Effect of thermal history on mechanical properties of polyetheretherketone below the glass transition temperature

Abstract

Tensile properties of polyethertherketone (PEEK) have been studied at 125, 25, and −100°C for thin films prepared with different thermal histories. Initial morphology was controlled by rate of cooling from the melt. Amorphous films resulted from quenching the melt, while semicrystalline films were obtained by cooling the melt at different rates, or by crystallization of the rubbery amorphous state. The films were characterized using density, X-ray scattering, differential scanning calorimetry, and infrared spectroscopy.
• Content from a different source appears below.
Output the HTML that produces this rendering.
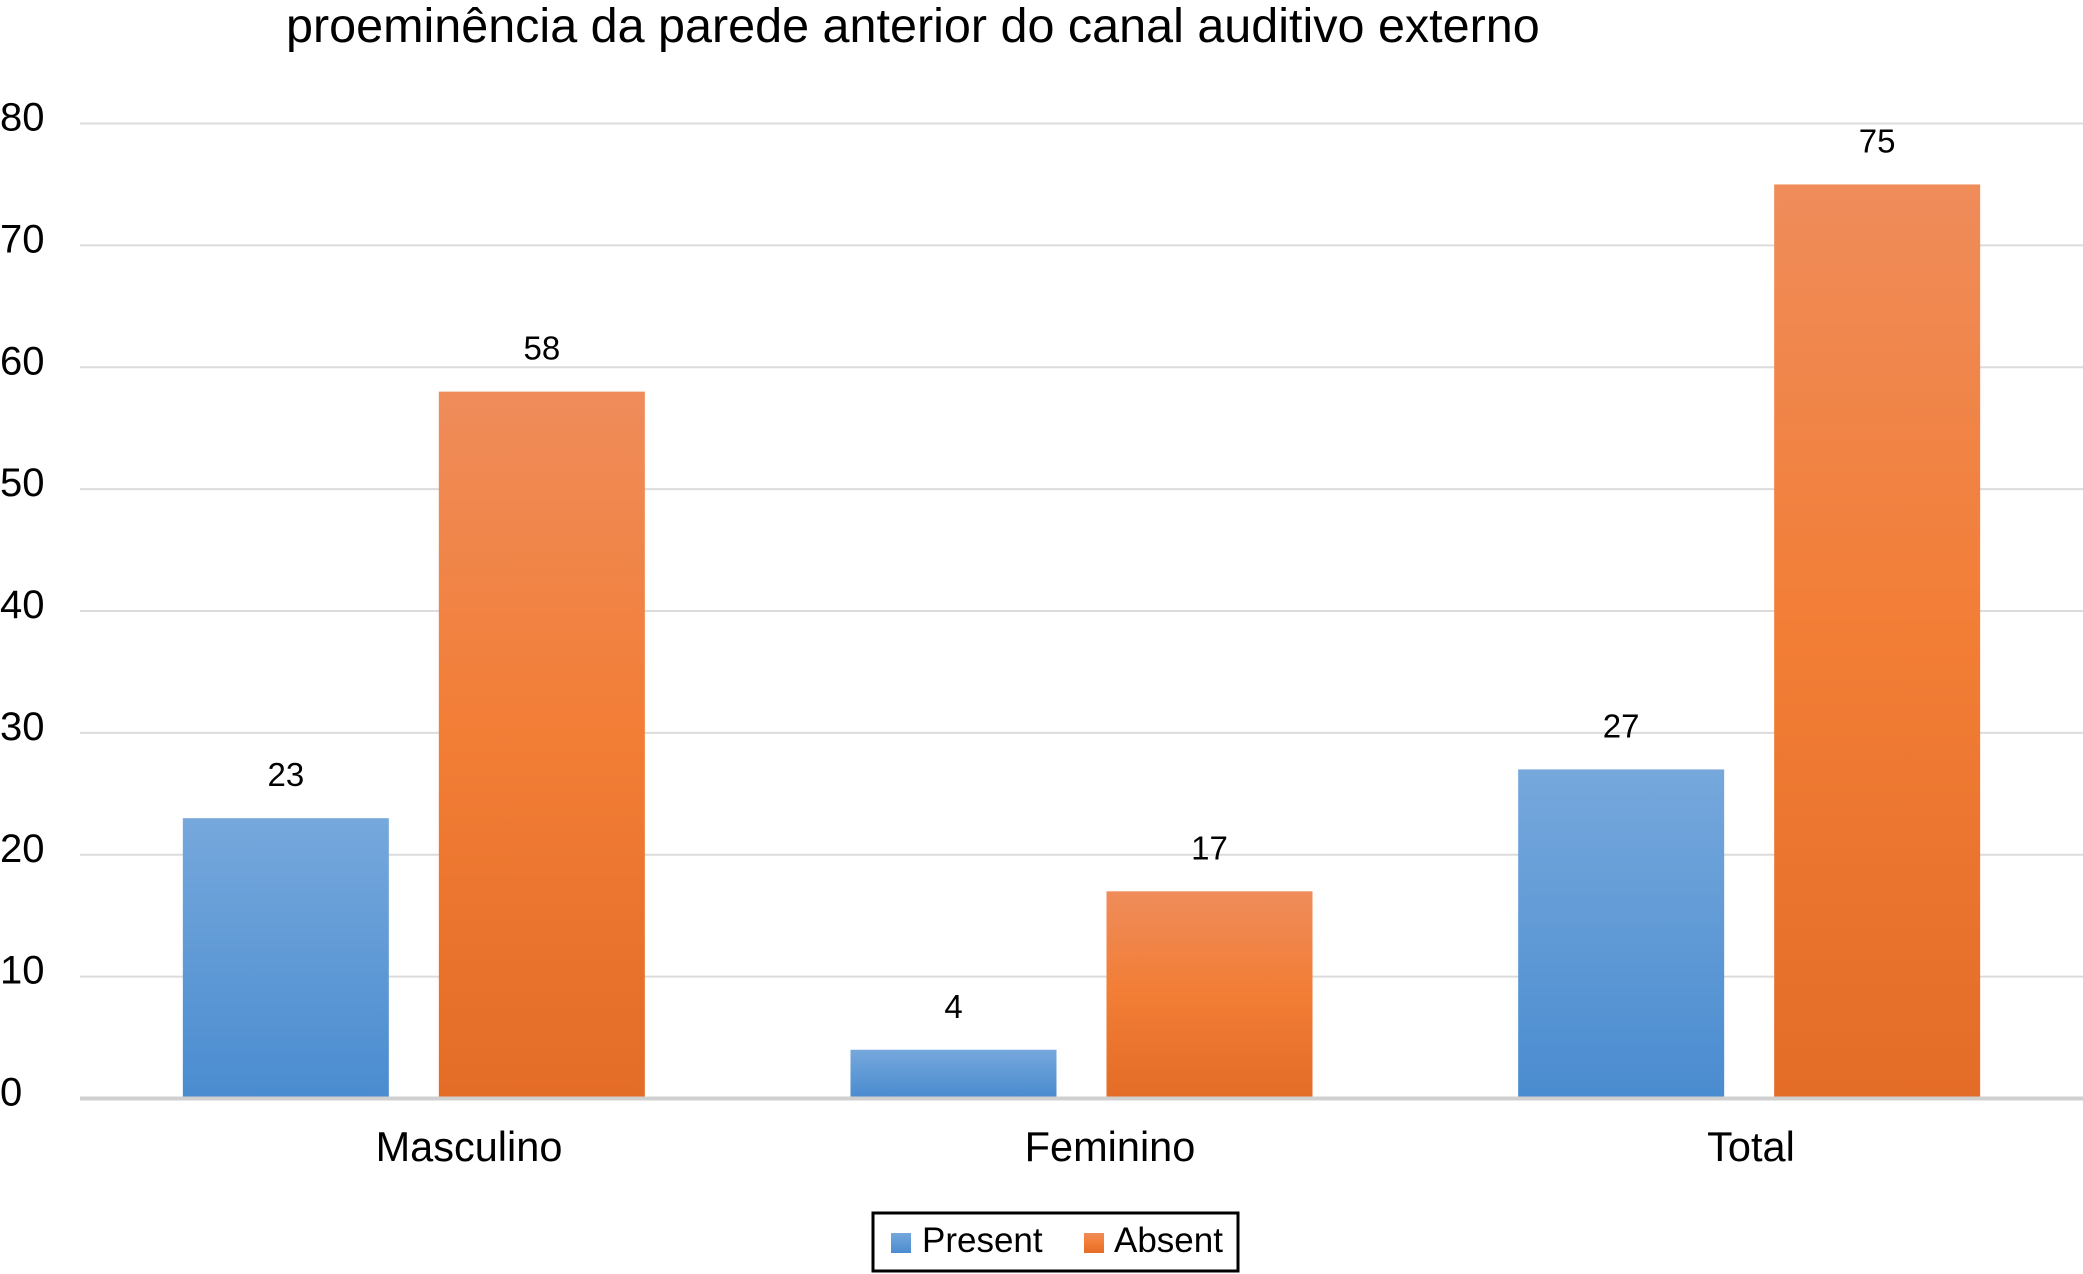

Scanning electron microscopy was used to examine fracture surfaces. Degree of crystallinity and rate of cooling from the melt affected the tensile properties at all test temperatures. For films with nearly the same degree of crystallinity, those which were more slowly cooled from the melt fractured at the lowest strain. The amorphous films were most tough, drawing to 233% at −100°C and to over 500% at 125°C. Films crystallized from the rubbery amorphous state had stress–strain behavior intermediate between that of the amorphous and melt-crystallized films at all test temperatures. Density measurements on the drawn material indicate that void formation occurs simultaneously with the formation of fibrillar crystals. Necking resulted in density increases for amorphous films, and density decreases for the semicrystalline films.